Task statement
Print the records below exactly, starting at the first line and stopping after the line that contains "-66.8, -68.5, -67.4, -68.5]". Leave out any pictures.

Stored records
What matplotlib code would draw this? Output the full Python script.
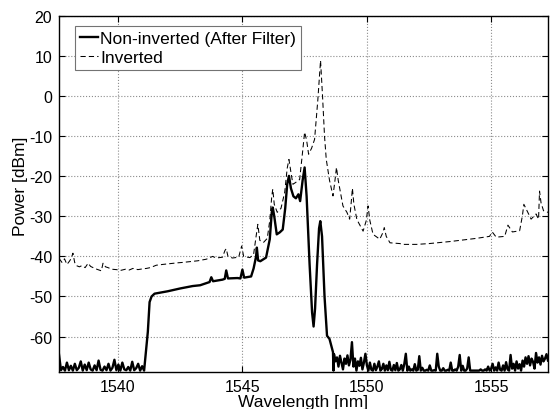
import numpy as np
import matplotlib
matplotlib.use("Agg")
import matplotlib.pyplot as plt

plt.rcParams['font.family'] = ['Liberation Sans', 'DejaVu Sans']
plt.rcParams['axes.unicode_minus'] = False

# ---------------- data ----------------
# Non-inverted (after filter): noise floor left of the band
noise_left_start, noise_left_end = 1537.63, 1541.05
noise_left_vals = [-64.5, -68.4, -67.6, -68.5, -66.5, -68.4, -67.3, -68.5, -66.8, -68.4,
                   -67.8, -66.2, -68.5, -67, -68.4, -66.5, -68.2, -68.5, -67.2, -68.4,
                   -66, -68.3, -68.5, -67.5, -68.4, -66.8, -68.5, -67.8, -65.8, -68.4,
                   -67, -68.5, -66.5, -68.2, -68.4, -67.6, -68.5, -66.3, -68.4, -67.9,
                   -66.8, -68.5, -67.4, -68.5]

# Non-inverted: main band
band_wl = [1541.05, 1541.12, 1541.2, 1541.27, 1541.35, 1541.47, 1542.0, 1542.5,
           1543.0, 1543.3, 1543.68, 1543.75, 1543.82, 1544.2, 1544.29, 1544.35,
           1544.42, 1544.8, 1544.92, 1545.0, 1545.07, 1545.35, 1545.45, 1545.55,
           1545.58, 1545.63, 1545.72, 1545.95, 1546.1, 1546.18, 1546.22, 1546.28,
           1546.38, 1546.5, 1546.62, 1546.72, 1546.8, 1546.87, 1546.95, 1547.05,
           1547.15, 1547.25, 1547.32, 1547.42, 1547.5, 1547.58, 1547.7, 1547.8,
           1547.86, 1547.92, 1548.0, 1548.08, 1548.13, 1548.2, 1548.3, 1548.4,
           1548.5, 1548.6, 1548.64, 1548.66]
band_pw = [-68.5, -64, -58.8, -51.4, -50, -49.3, -48.7, -48.0,
           -47.4, -47.2, -46.4, -45.2, -46.2, -45.8, -45.6, -43.5,
           -45.5, -45.4, -45.5, -43.3, -45.3, -45.0, -43, -40,
           -37.8, -41, -41.2, -40.3, -35.7, -29, -27.8, -30,
           -34.5, -34, -33.3, -28, -22, -19.9, -23, -25,
           -25.5, -24.5, -26.2, -21, -17.8, -25, -42, -54,
           -57.5, -53, -42, -33, -31.2, -35, -50, -59.8,
           -60.6, -63, -63.9, -68.5]

# Non-inverted: noise floor right of the band
noise_right_start, noise_right_end = 1548.68, 1557.28
noise_right_vals = [
    -64.4, -66.2, -65.2, -67.5, -64.8, -66.5, -68.2, -65.5, -66.8, -64.7, -67.2,
    -65.8, -61.4, -67.5, -65.5, -68.5, -66.2, -67.3, -65.3, -68.2, -66.5, -64.3,
    -67.2, -68.5, -66.5, -68.3, -68.5, -66.8, -68.4, -67.5, -66.2, -68.5, -68.1,
    -66.8, -68.5, -67.2, -68.4, -66.3, -68.3, -68.5, -67.1, -68.4, -66.6, -68.5,
    -68.2, -67.1, -68.5,
    -66.8, -64.3, -68.5, -67.5, -68.5, -68.2, -68.5, -66.9, -68.5, -68.3, -64.9,
    -68.5, -67.8, -68.5, -68.5, -68.3, -68.5, -67.2, -68.5, -68.5, -68.4, -68.5,
    -64.3, -67.5, -68.5, -68.5, -67.9, -68.5, -68.5, -68.3, -68.5, -66.5, -68.5,
    -68.5, -68.2, -68.5, -67.5, -64.6, -68.5, -67.3, -68.5, -68.5, -68.0, -65.2,
    -68.5,
    -68.5, -68.5, -68.5, -68.5, -68.5, -68.5, -68.2, -68.5, -68.5,
    -68.2, -68.5, -67.5, -68.5, -68.0, -66.8, -68.5, -67.7, -68.5, -66.5, -68.3,
    -68.5, -67.2, -68.5, -66.4, -68.2, -68.5, -64.6, -68.0, -66.8, -68.5, -66.2,
    -68.0, -66.9, -68.5,
    -66.0, -67.5, -65.2, -66.8, -64.9, -67.2, -65.5, -66.3, -68.0, -64.1, -66.5,
    -65.2, -67.0, -64.8, -66.2, -65.5, -64.4, -66.0]

# Inverted spectrum
inv_wl = [1537.63, 1537.75, 1537.85, 1537.95, 1538.05, 1538.12, 1538.19, 1538.26,
          1538.33, 1538.45, 1538.55, 1538.68, 1538.8, 1538.9, 1539.0, 1539.15,
          1539.33, 1539.4, 1539.5, 1539.6, 1539.75, 1539.94, 1540.1, 1540.3,
          1540.45, 1540.6, 1540.8, 1541.0, 1541.14, 1541.3, 1541.54, 1541.8,
          1542.1, 1542.4, 1542.6, 1542.9, 1543.2, 1543.55, 1543.7, 1543.8,
          1543.95, 1544.2, 1544.3, 1544.35, 1544.42, 1544.6, 1544.85, 1544.97,
          1545.05, 1545.3, 1545.45, 1545.55, 1545.62, 1545.7, 1545.85, 1546.0,
          1546.1, 1546.18, 1546.22, 1546.28, 1546.4, 1546.55, 1546.7, 1546.8,
          1546.87, 1546.95, 1547.03, 1547.15, 1547.3, 1547.4, 1547.5, 1547.58,
          1547.66, 1547.78, 1547.9, 1548.03, 1548.14, 1548.22, 1548.3, 1548.37,
          1548.5, 1548.64, 1548.72, 1548.78, 1548.85, 1549.04, 1549.2, 1549.31,
          1549.38, 1549.42, 1549.48, 1549.6, 1549.85, 1549.98, 1550.05, 1550.12,
          1550.25, 1550.52, 1550.65, 1550.7, 1550.78, 1550.93, 1551.33, 1551.45,
          1552.0, 1552.5, 1553.33, 1554.0, 1554.4, 1554.93, 1555.04, 1555.2,
          1555.54, 1555.67, 1555.85, 1556.14, 1556.25, 1556.31, 1556.5, 1556.6,
          1556.8, 1556.9, 1556.94, 1557.0, 1557.1, 1557.28]
inv_pw = [-40.5, -41.5, -40.6, -42, -41.2, -40.5, -39.2, -41.5,
          -42.3, -42.6, -42.3, -42.8, -41.7, -42.5, -42.8, -43.2,
          -43.6, -41.7, -42.6, -42.8, -43.2, -43.3, -43.5, -43.2,
          -43.4, -43.0, -43.3, -43.1, -43.0, -42.8, -42.2, -42.0,
          -41.8, -41.6, -41.5, -41.3, -41.1, -40.7, -40.3, -40.0,
          -40.4, -40.2, -38.5, -38.1, -40, -40.4, -40.2, -37.4,
          -40, -40.3, -39.5, -35, -32, -36, -36.5, -35.5,
          -31, -25, -23.2, -27, -29, -28, -24, -18,
          -15.8, -19, -22, -21.5, -20.8, -15, -9, -11,
          -14.5, -13, -10.8, -1, 8.9, 0, -10, -15.8,
          -21, -24.9, -21, -17.8, -21, -27.4, -29, -30.7,
          -26, -23, -27, -30.8, -33.7, -31, -27.4, -31,
          -34.5, -35.7, -34, -32.8, -35, -36.6, -36.8, -37,
          -37.0, -36.8, -36.3, -35.8, -35.5, -35, -33.9, -35.2,
          -35, -32.2, -33.9, -33.6, -29.9, -27, -29.4, -30.7,
          -29.4, -30.7, -23.7, -26.6, -28.6, -29]

x_ticks = [1540, 1545, 1550, 1555]
y_ticks = [-60, -50, -40, -30, -20, -10, 0, 10, 20]

# ---------------- assemble the non-inverted trace ----------------
nl_wl = np.linspace(noise_left_start, noise_left_end, len(noise_left_vals))
nr_wl = np.linspace(noise_right_start, noise_right_end, len(noise_right_vals))
noninv_wl = np.concatenate([nl_wl, band_wl, nr_wl])
noninv_pw = np.concatenate([noise_left_vals, band_pw, noise_right_vals])

# ---------------- plotting ----------------
fig = plt.figure(figsize=(5.5, 4.1), dpi=100)
ax = fig.add_axes([59/550, 1-373/410, (548-59)/550, (373-17)/410])

ax.plot(inv_wl, inv_pw, color='black', lw=0.75, linestyle=(0, (5, 3)),
        label='Inverted', zorder=2)
ax.plot(noninv_wl, noninv_pw, color='black', lw=1.7,
        label='Non-inverted (After Filter)', zorder=3)

ax.set_xlim(1537.63, 1557.28)
ax.set_ylim(-68.85, 20)
ax.set_xticks(x_ticks)
ax.set_yticks(y_ticks)
ax.grid(True, color='0.55', linestyle=':', linewidth=0.8)
ax.tick_params(direction='in', length=4, width=0.8, top=True, right=True,
               labelsize=11.5, pad=5)
for s in ax.spines.values():
    s.set_linewidth(1.0)
    s.set_color('black')

ax.set_xlabel('Wavelength [nm]', fontsize=12.5, labelpad=0)
ax.set_ylabel('Power [dBm]', fontsize=12.5)
ax.yaxis.set_label_coords(-0.063, 0.525)

handles, labels = ax.get_legend_handles_labels()
leg = ax.legend(handles[::-1], labels[::-1], loc='upper left',
                bbox_to_anchor=(16/489, 1-10/356), borderaxespad=0,
                fontsize=12.5, handlelength=1.0, handletextpad=0.15,
                labelspacing=0.2, borderpad=0.3, fancybox=False,
                framealpha=1, edgecolor='0.45')
leg.get_frame().set_linewidth(0.8)

fig.savefig('out.png', dpi=100, facecolor='white')
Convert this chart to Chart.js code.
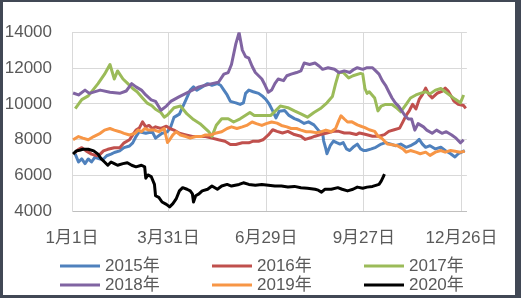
<!DOCTYPE html>
<html>
<head>
<meta charset="utf-8">
<script src="https://cdn.jsdelivr.net/npm/chart.js@4.4.1/dist/chart.umd.min.js"></script>
<style>
  html, body { margin: 0; padding: 0; }
  body { width: 521px; height: 298px; background: #414855; position: relative; overflow: hidden; }
  #wrap { position: absolute; left: 3px; top: 2px; width: 512px; height: 293px; background: #ffffff; }
</style>
</head>
<body>
<div id="wrap"><canvas id="chart" width="512" height="293"></canvas></div>
<script>
// x positions are day of year (0 = 1月1日)
const xTickDays = [0, 89, 179, 269, 359];
const xTickLabels = ["1月1日", "3月31日", "6月29日", "9月27日", "12月26日"];
const yTicks = [4000, 6000, 8000, 10000, 12000, 14000];

const seriesNames = ["2015年", "2016年", "2017年", "2018年", "2019年", "2020年"];
const seriesColors = ["#4F81BD", "#C0504D", "#9BBB59", "#8064A2", "#F79646", "#000000"];

const days2015 = [3,6,9,12,15,18,21,26,29,32,36,39,44,48,53,56,59,62,68,74,77,83,88,91,94,99,105,109,112,115,120,125,129,134,137,140,143,146,151,155,158,160,163,167,172,176,179,182,185,188,191,196,200,205,209,214,218,223,228,231,232,234,235,238,241,244,247,250,253,256,259,263,266,269,271,276,280,285,289,294,298,303,308,312,317,320,323,326,330,335,340,344,349,353,356,359,362];
const vals2015 = [7200,6760,6930,6670,6930,6760,7020,6930,6930,7110,7200,7290,7380,7560,7650,7830,8180,8450,8360,8450,8090,8360,8450,8720,9250,9430,10230,10770,10950,10770,10950,11130,11040,11130,11040,10770,10500,10140,10060,9970,10060,10590,10770,10680,10590,10410,10230,9970,9610,9220,9590,9630,9360,9180,9090,8910,9000,8830,8470,8380,7930,7490,7220,7670,7930,7840,7760,7840,7490,7400,7580,7760,7490,7400,7400,7490,7580,7760,7840,7760,7670,7760,7580,7670,7840,8020,7760,7580,7670,7490,7580,7400,7220,7040,7220,7310,7400];

const days2016 = [3,6,9,13,18,23,26,29,33,39,44,48,53,56,59,62,65,68,71,74,77,82,87,90,94,99,105,111,117,123,129,135,141,146,151,157,163,167,172,176,181,185,189,194,199,205,211,215,220,224,229,235,241,246,251,256,262,265,271,277,283,288,292,297,302,305,308,311,314,317,320,323,326,329,332,337,341,344,347,352,356,361,363];
const vals2016 = [7290,7470,7560,7380,7200,7110,7200,7380,7470,7560,7560,7830,8000,8270,8540,8650,9000,8720,8800,8630,8720,8630,8760,8630,8540,8360,8270,8180,8180,8180,8090,8000,7920,7740,7740,7830,7830,7920,7920,8000,8270,8560,8470,8380,8470,8290,8200,8020,8110,8200,8290,8380,8470,8470,8380,8380,8290,8380,8290,8200,8200,8290,8470,8560,8650,9000,9360,9630,9980,9720,10250,10520,10880,10520,10340,10610,10700,10880,10700,10160,9980,9910,9750];

const days2017 = [3,9,15,24,30,35,39,42,47,51,56,60,65,69,74,77,82,85,88,94,100,106,112,118,126,129,133,138,144,149,155,164,168,179,183,192,199,205,211,217,223,229,235,240,243,246,250,255,259,266,268,270,272,274,279,282,285,289,295,300,303,308,312,317,321,326,330,335,340,344,349,353,358,361];
const vals2017 = [9740,10240,10450,11130,11660,12200,11390,11840,11390,11160,10860,10680,10330,10060,9880,9700,9520,9260,9380,9790,9880,9440,9130,8900,8460,8190,8810,9170,9170,8990,9170,9520,9350,9350,9350,9880,9790,9610,9440,9260,9520,9740,10060,10410,11130,11750,11750,11450,11570,11700,11660,10860,10590,10680,10330,9610,9880,9970,9970,9740,9560,9970,10330,10500,10590,10680,10560,10770,10860,10680,10450,10270,10060,10500];

const days2018 = [1,6,12,16,26,35,44,50,55,59,64,68,73,77,82,87,91,99,105,111,117,123,129,135,140,144,147,151,154,157,160,163,166,169,172,175,178,181,184,187,190,195,198,202,207,211,214,219,224,228,231,236,242,246,251,256,260,263,268,272,277,280,283,286,289,292,295,298,301,304,307,310,313,316,319,324,327,332,336,341,345,350,354,358,361];
const vals2018 = [10610,10500,10770,10590,10770,10650,10590,10720,11130,10950,10770,10500,10230,10140,9650,9880,10140,10410,10590,10770,10950,11040,11130,11210,11660,11750,12200,13350,13980,13000,12640,12550,12100,11750,11570,11390,11040,10650,10770,11130,11390,11300,11570,11660,11750,11840,12280,12200,12280,12100,11930,12020,11930,11750,11840,11750,11930,12020,11930,12020,12020,11840,11660,11300,11040,10680,10330,10060,9880,9610,9340,9160,9160,8540,8900,8720,8540,8360,8540,8360,8450,8270,8090,7830,8000];

const days2019 = [1,6,10,15,20,26,30,35,39,44,48,53,58,61,64,67,71,76,80,85,88,90,93,96,100,105,109,114,119,123,128,132,138,143,147,152,157,161,166,170,175,179,184,189,193,198,202,207,211,216,220,225,230,234,239,243,246,248,251,254,258,263,267,270,274,279,282,285,288,291,295,300,305,308,312,317,321,326,330,335,340,344,349,353,358,362];
const vals2019 = [8000,8180,8090,8000,8180,8360,8540,8630,8540,8450,8360,8270,8360,8540,8450,8630,8540,8540,8450,8630,7850,8000,8270,8450,8270,8180,8090,8180,8180,8270,8270,8360,8450,8630,8720,8630,8720,8800,8990,8900,8800,8900,8990,8930,8800,8720,8630,8630,8540,8450,8450,8400,8450,8540,8450,8630,9080,9340,9160,8990,9000,8830,8740,8680,8560,8470,8200,8110,7930,7760,7720,7670,7490,7310,7400,7310,7220,7310,7130,7310,7400,7310,7400,7360,7310,7360];

const days2020 = [1,4,7,10,15,20,24,27,30,33,36,39,42,47,51,55,59,64,67,68,70,73,76,77,80,83,87,90,93,96,99,102,106,109,111,112,114,117,120,125,129,134,138,143,147,154,158,163,169,175,181,187,193,199,205,211,217,224,227,230,233,239,245,249,254,259,263,268,272,277,283,285,287,288];
const vals2020 = [7200,7380,7420,7470,7470,7380,7200,6930,6760,6580,6760,6670,6580,6670,6720,6580,6490,6580,6490,5860,6040,5950,5510,4880,4790,4530,4400,4260,4440,4700,5150,5330,5240,5150,4980,4530,4880,4980,5150,5240,5420,5240,5420,5510,5420,5510,5600,5510,5470,5510,5470,5420,5420,5370,5400,5330,5300,5240,5190,5080,5240,5240,5330,5240,5150,5240,5360,5300,5360,5400,5510,5690,5950,6080];

const allDays = [days2015, days2016, days2017, days2018, days2019, days2020];
const allVals = [vals2015, vals2016, vals2017, vals2018, vals2019, vals2020];

Chart.defaults.font.family = '"Liberation Sans", "Noto Sans CJK SC", sans-serif';
Chart.defaults.font.size = 17;
Chart.defaults.color = "#595959";

// legend laid out in 3 columns, 2 rows
const gridLegend = {
  id: "gridLegend",
  afterDraw(chart) {
    const ctx = chart.ctx;
    ctx.save();
    ctx.font = '17px "Liberation Sans", "Noto Sans CJK SC", sans-serif';
    ctx.textBaseline = "middle";
    ctx.textAlign = "left";
    chart.data.datasets.forEach((ds, i) => {
      let x = 57 + (i % 3) * 152;
      let y = 264 + Math.floor(i / 3) * 19;
      ctx.strokeStyle = ds.borderColor;
      ctx.lineWidth = 3;
      ctx.beginPath();
      ctx.moveTo(x, y);
      ctx.lineTo(x + 40, y);
      ctx.stroke();
      ctx.fillStyle = "#595959";
      ctx.fillText(ds.label, x + 45, y);
    });
    ctx.restore();
  },
};

let datasets = seriesNames.map((name, i) => ({
  label: name,
  data: allDays[i].map((d, k) => ({ x: d, y: allVals[i][k] })),
  borderColor: seriesColors[i],
  backgroundColor: seriesColors[i],
  borderWidth: 3,
  borderJoinStyle: "round",
  pointRadius: 0,
  tension: 0,
  fill: false,
  order: seriesNames.length - 1 - i, // later years drawn on top
}));

new Chart(document.getElementById("chart"), {
  type: "line",
  data: { datasets: datasets },
  plugins: [gridLegend],
  options: {
    responsive: false,
    animation: false,
    layout: { padding: { left: 0, right: 45, top: 22, bottom: 43.5 } },
    plugins: { legend: { display: false }, tooltip: { enabled: false } },
    scales: {
      x: {
        type: "linear",
        min: 0,
        max: 364,
        afterBuildTicks: (scale) => {
          scale.ticks = xTickDays.map((d) => ({ value: d }));
        },
        afterFit: (scale) => {
          scale.height = 40;
        },
        ticks: {
          autoSkip: false,
          maxRotation: 0,
          padding: 17,
          callback: (value) => xTickLabels[xTickDays.indexOf(value)],
        },
        grid: { color: "#d9d9d9", drawTicks: false },
        border: { color: "#bfbfbf" },
      },
      y: {
        min: 4000,
        max: 14000,
        afterBuildTicks: (scale) => {
          scale.ticks = yTicks.map((v) => ({ value: v }));
        },
        afterFit: (scale) => {
          scale.width = 69;
        },
        ticks: { padding: 20, callback: (value) => String(value) },
        grid: { color: "#d9d9d9", drawTicks: false },
        border: { color: "#d9d9d9" },
      },
    },
  },
});
</script>
</body>
</html>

Response for this exercise
What matplotlib code would draw this? Output the full Python script.
import numpy as np
import matplotlib
matplotlib.use("Agg")
import matplotlib.pyplot as plt

plt.rcParams['font.family'] = ['Liberation Sans', 'DejaVu Sans']
plt.rcParams['axes.unicode_minus'] = False

# ---------------- data ----------------
# Non-inverted (after filter): noise floor left of the band
noise_left_start, noise_left_end = 1537.63, 1541.05
noise_left_vals = [-64.5, -68.4, -67.6, -68.5, -66.5, -68.4, -67.3, -68.5, -66.8, -68.4,
                   -67.8, -66.2, -68.5, -67, -68.4, -66.5, -68.2, -68.5, -67.2, -68.4,
                   -66, -68.3, -68.5, -67.5, -68.4, -66.8, -68.5, -67.8, -65.8, -68.4,
                   -67, -68.5, -66.5, -68.2, -68.4, -67.6, -68.5, -66.3, -68.4, -67.9,
                   -66.8, -68.5, -67.4, -68.5]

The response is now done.